Contingent Repo Leads to Lawsuit

Madison County, MO – June 1, 2012 – “If we don’t take the vehicle, we don’t get paid and we’re getting paid tonight.” These words were allegedly spoken by a  repo agent to a borrower, despite having allegedly been told by  a finance company collector that the account was current and that they needed to leave it. This reported exchange is one of many allegations that  triggered a lawsuit against a reputable national repo company and its client.

While this may seem to be just another bad repo agent story in CUCollector, there are two sides of the story and while the allegations are not pretty, there may be some sensationalizing of the claims by the plaintiff’s attorney.
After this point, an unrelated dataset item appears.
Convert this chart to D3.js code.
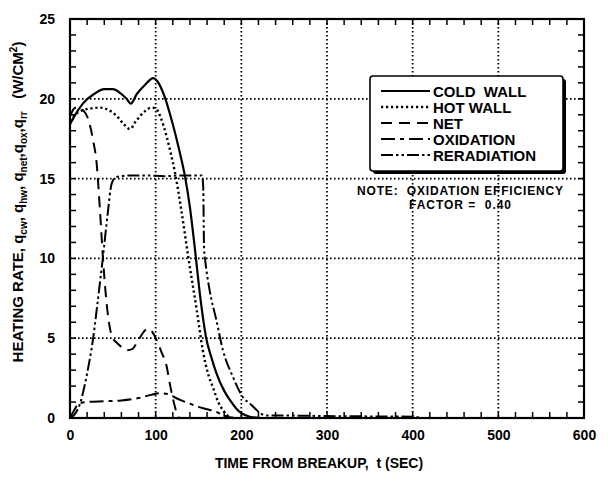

A lawsuit filed by Todd and Stacey Hindrichs on June 1, 2012 in Madison County Circuit Court in Illinois against United Repossessors Inc., three of URI’s employees and TD Auto Finance LLC, alleges that in February 2012 the Hindrichs were at home in Jefferson County, Mo. when a female employee of URI arrived and attempted the repossession of the couple’s 2005 Jeep Cherokee parked in the driveway. Todd Hindrichs reportedly went outside to ask the employee what she was doing and was advised that she was there to repossess the Jeep.

The complaint goes on to claim that Hindrichs called his finance company to confirm the account was not delinquent.

The Hindrichs claim that the finance company’s representative advised the URI employee that the account was current and the car was not to be repossessed.

At that time the Hindrichs say another URI employee pulled a tow truck into position to load the Jeep and told Hindrichs they were taking the car despite what the finance representative told them, allegedly saying, “If we don’t take the vehicle, we don’t get paid and we’re getting paid tonight.”

Hindrichs apparently elected to leave with the car and the URI employees attempted to stop him. Hindrichs reportedly fled with the vehicle and claims he was followed by the agent in the tow truck who allegedly prevented him from pulling into the Jefferson County Sheriff’s Office. Hindrichs claims that the chase continued in an aggressive manner onto Interstate 55.

On the highway, another URI employee, driving a white Chevy Tahoe joined the pursuit, according to Hindrichs, and both were reportedly able to keep him from exiting the freeway. Hindrichs alleges that the high-speed chase went on for more than 40 miles before he was able to exit on the Reavis Barracks Road off-ramp.

Hindrichs claims that he was then trapped at the off-ramps intersection by the tow truck and Chevy Tahoe.

That is when the driver of the Tahoe allegedly opened the door of the Jeep and threw Hindrichs to the ground. While the third URI employee held him at bay with threats of violence, Hindrichs claims his Jeep was loaded onto the tow truck and taken away. He says he walked to a bank and called police to file a report. The next day Hindrichs and his wife, Stacey, say they drove to URI’s tow lot in Granite City to pick up their Jeep.

In interviews with a URI spokesperson, Pat Elliott, a somewhat different and much less sensational version of events was disclosed.

According to these sources, the incident began with a spotter locating the Jeep at the residence and contact being made with the Hindrichs. Mrs. Hindrichs reportedly began removing personal property as the tow truck was en route.

As the tow truck arrived and began attempting to back into the Jeep, Mr. Hindrichs jumped into the Jeep and drove off.

The URI representative admitted the agent followed the Jeep out onto the highway but stated  no aggressive maneuvers were made and that the tow truck was at all times operated  within posted speed limits. The second vehicle referenced in the Hindrichs Complaint was a spotter that was called from the field to assist in tracking the Hindrichs vehicle.

Mr. Hindrichs eventually stopped the vehicle as reported, got out and walked away at a location approximately 30-35 miles from his residence. URI’s representative specifically denies any allegations of assault and indicates the vehicle was recovered with no further incident.

According to URI’s spokesperson, Mr. Hindrichs received a ride home (30-35 miles) from a Deputy Sheriff.

While URI was willing to offer some clarification to the allegations contained in the Hindrichs Complaint they were also careful to point out this matter has been served and filed and were reluctant to go into much detail regarding their position in this matter. In short they denied the bulk of the allegations in the complaint.

Pat Elliott, the URI spokesperson told CUCollector that communications with counsel for the Hindrichs have been ongoing since shortly after the February 22nd incident and while the suit has been served and filed he believes communications will remain open with plaintiffs and their counsel.